The Clan Sinclair Trust is a Scottish trust which was formed with the main objective of rescuing and preserving Castle Sinclair Girnigoe and of developing a visitor centre and library. Over the years, the Trust has raised substantial funds which have been spent on the castle including major works to stabilise the remaining building and on conducting major archaeological research which has resulted in highly important historical discoveries.

The Patron is Prince Charles, Duke of Rothesay. On 8 September 2022, the day that Queen Elizabeth II died, Prince Charles became King Charles III and remains Patron. The Chief Executive of the Clan Sinclair Trust is Sir Malcolm Sinclair, 20th Earl of Caithness and John Sinclair, 3rd Viscount Thurso and Euan Sinclair are trustees.
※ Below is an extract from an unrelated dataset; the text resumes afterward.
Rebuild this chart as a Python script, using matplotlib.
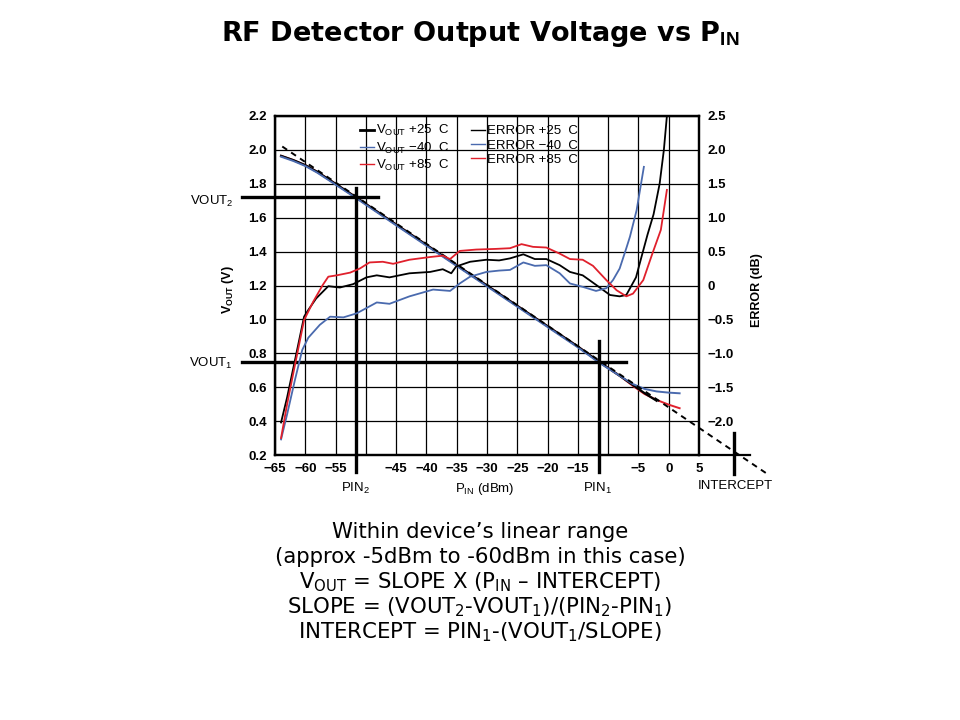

The Trust's 2006 Financial Statement reported that in April of that year "the Trust acquired Noss Head Estates Limited, a privately owned company" with a generous donation from Niven Sinclair and his cousin Sandi Sinclair Pershing from the US. The purchase was from Ian Sinclair and Joan Burton and comprised 35 acres of land at Noss Head, together with two houses and outbuildings. Ian Sinclair was to continue to live in the house on the land in life-rent with his partner Joan Burton and a lighthouse situated there remained the property of the Northern Lighthouse Board.

The Trust advised in 2009 that it hoped to establish a clan centre when funds permit. However, Ian Sinclair died in 2014 and in 2017 the site at Noss Head lighthouse was sold. Funds released by this sale augmented the reserves held by the Clan Sinclair Trust. Some of those funds were deployed so that the Castle Sinclair Girnigoe could be further stabilised from deterioration. In addition, access improvements were made so that it was and is safe for members of the public to visit the castle.